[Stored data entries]
◆ ◆ ◆

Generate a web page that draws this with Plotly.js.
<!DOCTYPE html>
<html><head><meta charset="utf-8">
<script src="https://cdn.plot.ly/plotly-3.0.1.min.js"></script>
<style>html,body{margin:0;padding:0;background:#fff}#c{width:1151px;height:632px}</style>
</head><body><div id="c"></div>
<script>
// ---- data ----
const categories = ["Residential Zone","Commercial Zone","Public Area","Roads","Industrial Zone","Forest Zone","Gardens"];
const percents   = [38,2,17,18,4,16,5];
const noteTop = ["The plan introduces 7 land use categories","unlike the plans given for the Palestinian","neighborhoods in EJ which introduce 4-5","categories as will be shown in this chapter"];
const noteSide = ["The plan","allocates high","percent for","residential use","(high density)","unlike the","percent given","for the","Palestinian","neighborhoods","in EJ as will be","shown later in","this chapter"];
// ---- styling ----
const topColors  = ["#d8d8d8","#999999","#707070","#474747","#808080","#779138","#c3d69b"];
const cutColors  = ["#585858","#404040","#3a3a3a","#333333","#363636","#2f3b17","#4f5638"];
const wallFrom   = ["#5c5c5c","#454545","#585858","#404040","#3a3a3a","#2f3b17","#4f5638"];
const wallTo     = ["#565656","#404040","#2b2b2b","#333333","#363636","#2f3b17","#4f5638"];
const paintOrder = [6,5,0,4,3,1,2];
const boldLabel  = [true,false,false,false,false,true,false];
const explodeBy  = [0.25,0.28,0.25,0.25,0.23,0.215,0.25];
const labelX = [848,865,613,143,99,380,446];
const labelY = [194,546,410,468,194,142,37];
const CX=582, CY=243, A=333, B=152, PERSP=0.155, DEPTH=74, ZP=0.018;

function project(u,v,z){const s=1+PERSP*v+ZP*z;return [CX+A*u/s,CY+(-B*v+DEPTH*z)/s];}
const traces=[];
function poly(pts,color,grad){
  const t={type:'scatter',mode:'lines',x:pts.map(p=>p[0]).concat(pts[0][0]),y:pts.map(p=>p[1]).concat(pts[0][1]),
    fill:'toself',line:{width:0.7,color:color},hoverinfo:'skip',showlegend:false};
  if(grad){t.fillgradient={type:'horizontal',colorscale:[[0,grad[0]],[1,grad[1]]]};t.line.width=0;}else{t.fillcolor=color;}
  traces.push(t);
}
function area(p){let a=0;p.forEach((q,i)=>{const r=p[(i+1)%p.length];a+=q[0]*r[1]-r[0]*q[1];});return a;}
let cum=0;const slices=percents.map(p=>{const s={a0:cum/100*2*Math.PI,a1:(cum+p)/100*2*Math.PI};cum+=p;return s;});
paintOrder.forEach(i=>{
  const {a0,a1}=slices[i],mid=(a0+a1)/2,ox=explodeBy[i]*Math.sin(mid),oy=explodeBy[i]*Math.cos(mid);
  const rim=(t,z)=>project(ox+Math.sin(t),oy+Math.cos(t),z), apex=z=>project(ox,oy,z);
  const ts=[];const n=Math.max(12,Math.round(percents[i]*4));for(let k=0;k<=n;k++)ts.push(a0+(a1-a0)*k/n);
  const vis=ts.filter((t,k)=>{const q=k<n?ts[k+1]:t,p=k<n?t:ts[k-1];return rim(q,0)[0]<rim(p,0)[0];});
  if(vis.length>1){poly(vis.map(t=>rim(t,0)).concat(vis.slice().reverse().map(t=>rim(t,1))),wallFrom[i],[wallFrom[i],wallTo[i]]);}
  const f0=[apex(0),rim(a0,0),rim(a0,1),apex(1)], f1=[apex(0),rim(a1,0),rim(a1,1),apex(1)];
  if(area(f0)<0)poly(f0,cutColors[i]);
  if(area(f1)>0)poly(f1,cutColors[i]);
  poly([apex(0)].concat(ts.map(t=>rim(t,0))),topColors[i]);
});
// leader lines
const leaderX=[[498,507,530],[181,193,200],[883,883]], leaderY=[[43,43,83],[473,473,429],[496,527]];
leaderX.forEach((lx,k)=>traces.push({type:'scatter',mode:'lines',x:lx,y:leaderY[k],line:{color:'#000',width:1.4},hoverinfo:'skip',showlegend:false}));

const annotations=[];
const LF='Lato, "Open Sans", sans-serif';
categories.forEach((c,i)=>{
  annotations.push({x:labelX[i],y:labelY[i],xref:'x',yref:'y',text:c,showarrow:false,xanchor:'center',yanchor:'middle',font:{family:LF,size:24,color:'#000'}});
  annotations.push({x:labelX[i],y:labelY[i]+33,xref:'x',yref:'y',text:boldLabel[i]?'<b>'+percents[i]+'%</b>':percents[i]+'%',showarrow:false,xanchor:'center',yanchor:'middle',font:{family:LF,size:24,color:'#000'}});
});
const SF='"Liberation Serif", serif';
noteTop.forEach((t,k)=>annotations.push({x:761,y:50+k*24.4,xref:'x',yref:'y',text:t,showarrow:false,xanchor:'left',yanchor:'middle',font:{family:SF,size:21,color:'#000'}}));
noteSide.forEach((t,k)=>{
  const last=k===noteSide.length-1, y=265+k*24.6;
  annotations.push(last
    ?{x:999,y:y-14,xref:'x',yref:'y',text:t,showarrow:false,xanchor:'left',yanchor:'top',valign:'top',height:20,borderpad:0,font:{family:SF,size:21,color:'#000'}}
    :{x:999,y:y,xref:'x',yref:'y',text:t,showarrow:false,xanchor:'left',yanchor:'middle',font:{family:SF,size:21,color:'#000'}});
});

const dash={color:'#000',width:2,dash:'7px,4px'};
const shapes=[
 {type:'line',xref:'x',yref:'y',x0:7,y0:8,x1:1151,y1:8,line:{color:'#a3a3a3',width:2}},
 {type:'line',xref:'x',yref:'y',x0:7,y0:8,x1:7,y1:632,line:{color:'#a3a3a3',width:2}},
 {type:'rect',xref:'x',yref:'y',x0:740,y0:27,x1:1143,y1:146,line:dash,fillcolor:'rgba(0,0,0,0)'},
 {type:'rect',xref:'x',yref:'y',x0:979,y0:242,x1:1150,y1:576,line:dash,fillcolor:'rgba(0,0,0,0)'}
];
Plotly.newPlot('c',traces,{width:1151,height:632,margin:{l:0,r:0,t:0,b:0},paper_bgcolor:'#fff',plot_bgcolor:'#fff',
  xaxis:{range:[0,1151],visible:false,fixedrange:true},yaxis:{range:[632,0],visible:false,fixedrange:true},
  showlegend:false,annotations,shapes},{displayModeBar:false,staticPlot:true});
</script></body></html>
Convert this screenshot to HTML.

◆ ◆ ◆

** TASK DIRECTIONS **
Would you copy out each line exactly as written?

** REPLY **
Generate a web page that draws this with Plotly.js.
<!DOCTYPE html>
<html><head><meta charset="utf-8">
<script src="https://cdn.plot.ly/plotly-3.0.1.min.js"></script>
<style>html,body{margin:0;padding:0;background:#fff}#c{width:1151px;height:632px}</style>
</head><body><div id="c"></div>
<script>
// ---- data ----
const categories = ["Residential Zone","Commercial Zone","Public Area","Roads","Industrial Zone","Forest Zone","Gardens"];
const percents   = [38,2,17,18,4,16,5];
const noteTop = ["The plan introduces 7 land use categories","unlike the plans given for the Palestinian","neighborhoods in EJ which introduce 4-5","categories as will be shown in this chapter"];
const noteSide = ["The plan","allocates high","percent for","residential use","(high density)","unlike the","percent given","for the","Palestinian","neighborhoods","in EJ as will be","shown later in","this chapter"];
// ---- styling ----
const topColors  = ["#d8d8d8","#999999","#707070","#474747","#808080","#779138","#c3d69b"];
const cutColors  = ["#585858","#404040","#3a3a3a","#333333","#363636","#2f3b17","#4f5638"];
const wallFrom   = ["#5c5c5c","#454545","#585858","#404040","#3a3a3a","#2f3b17","#4f5638"];
const wallTo     = ["#565656","#404040","#2b2b2b","#333333","#363636","#2f3b17","#4f5638"];
const paintOrder = [6,5,0,4,3,1,2];
const boldLabel  = [true,false,false,false,false,true,false];
const explodeBy  = [0.25,0.28,0.25,0.25,0.23,0.215,0.25];
const labelX = [848,865,613,143,99,380,446];
const labelY = [194,546,410,468,194,142,37];
const CX=582, CY=243, A=333, B=152, PERSP=0.155, DEPTH=74, ZP=0.018;

function project(u,v,z){const s=1+PERSP*v+ZP*z;return [CX+A*u/s,CY+(-B*v+DEPTH*z)/s];}
const traces=[];
function poly(pts,color,grad){
  const t={type:'scatter',mode:'lines',x:pts.map(p=>p[0]).concat(pts[0][0]),y:pts.map(p=>p[1]).concat(pts[0][1]),
    fill:'toself',line:{width:0.7,color:color},hoverinfo:'skip',showlegend:false};
  if(grad){t.fillgradient={type:'horizontal',colorscale:[[0,grad[0]],[1,grad[1]]]};t.line.width=0;}else{t.fillcolor=color;}
  traces.push(t);
}
function area(p){let a=0;p.forEach((q,i)=>{const r=p[(i+1)%p.length];a+=q[0]*r[1]-r[0]*q[1];});return a;}
let cum=0;const slices=percents.map(p=>{const s={a0:cum/100*2*Math.PI,a1:(cum+p)/100*2*Math.PI};cum+=p;return s;});
paintOrder.forEach(i=>{
  const {a0,a1}=slices[i],mid=(a0+a1)/2,ox=explodeBy[i]*Math.sin(mid),oy=explodeBy[i]*Math.cos(mid);
  const rim=(t,z)=>project(ox+Math.sin(t),oy+Math.cos(t),z), apex=z=>project(ox,oy,z);
  const ts=[];const n=Math.max(12,Math.round(percents[i]*4));for(let k=0;k<=n;k++)ts.push(a0+(a1-a0)*k/n);
  const vis=ts.filter((t,k)=>{const q=k<n?ts[k+1]:t,p=k<n?t:ts[k-1];return rim(q,0)[0]<rim(p,0)[0];});
  if(vis.length>1){poly(vis.map(t=>rim(t,0)).concat(vis.slice().reverse().map(t=>rim(t,1))),wallFrom[i],[wallFrom[i],wallTo[i]]);}
  const f0=[apex(0),rim(a0,0),rim(a0,1),apex(1)], f1=[apex(0),rim(a1,0),rim(a1,1),apex(1)];
  if(area(f0)<0)poly(f0,cutColors[i]);
  if(area(f1)>0)poly(f1,cutColors[i]);
  poly([apex(0)].concat(ts.map(t=>rim(t,0))),topColors[i]);
});
// leader lines
const leaderX=[[498,507,530],[181,193,200],[883,883]], leaderY=[[43,43,83],[473,473,429],[496,527]];
leaderX.forEach((lx,k)=>traces.push({type:'scatter',mode:'lines',x:lx,y:leaderY[k],line:{color:'#000',width:1.4},hoverinfo:'skip',showlegend:false}));

const annotations=[];
const LF='Lato, "Open Sans", sans-serif';
categories.forEach((c,i)=>{
  annotations.push({x:labelX[i],y:labelY[i],xref:'x',yref:'y',text:c,showarrow:false,xanchor:'center',yanchor:'middle',font:{family:LF,size:24,color:'#000'}});
  annotations.push({x:labelX[i],y:labelY[i]+33,xref:'x',yref:'y',text:boldLabel[i]?'<b>'+percents[i]+'%</b>':percents[i]+'%',showarrow:false,xanchor:'center',yanchor:'middle',font:{family:LF,size:24,color:'#000'}});
});
const SF='"Liberation Serif", serif';
noteTop.forEach((t,k)=>annotations.push({x:761,y:50+k*24.4,xref:'x',yref:'y',text:t,showarrow:false,xanchor:'left',yanchor:'middle',font:{family:SF,size:21,color:'#000'}}));
noteSide.forEach((t,k)=>{
  const last=k===noteSide.length-1, y=265+k*24.6;
  annotations.push(last
    ?{x:999,y:y-14,xref:'x',yref:'y',text:t,showarrow:false,xanchor:'left',yanchor:'top',valign:'top',height:20,borderpad:0,font:{family:SF,size:21,color:'#000'}}
    :{x:999,y:y,xref:'x',yref:'y',text:t,showarrow:false,xanchor:'left',yanchor:'middle',font:{family:SF,size:21,color:'#000'}});
});

const dash={color:'#000',width:2,dash:'7px,4px'};
const shapes=[
 {type:'line',xref:'x',yref:'y',x0:7,y0:8,x1:1151,y1:8,line:{color:'#a3a3a3',width:2}},
 {type:'line',xref:'x',yref:'y',x0:7,y0:8,x1:7,y1:632,line:{color:'#a3a3a3',width:2}},
 {type:'rect',xref:'x',yref:'y',x0:740,y0:27,x1:1143,y1:146,line:dash,fillcolor:'rgba(0,0,0,0)'},
 {type:'rect',xref:'x',yref:'y',x0:979,y0:242,x1:1150,y1:576,line:dash,fillcolor:'rgba(0,0,0,0)'}
];
Plotly.newPlot('c',traces,{width:1151,height:632,margin:{l:0,r:0,t:0,b:0},paper_bgcolor:'#fff',plot_bgcolor:'#fff',
  xaxis:{range:[0,1151],visible:false,fixedrange:true},yaxis:{range:[632,0],visible:false,fixedrange:true},
  showlegend:false,annotations,shapes},{displayModeBar:false,staticPlot:true});
</script></body></html>
Convert this screenshot to HTML.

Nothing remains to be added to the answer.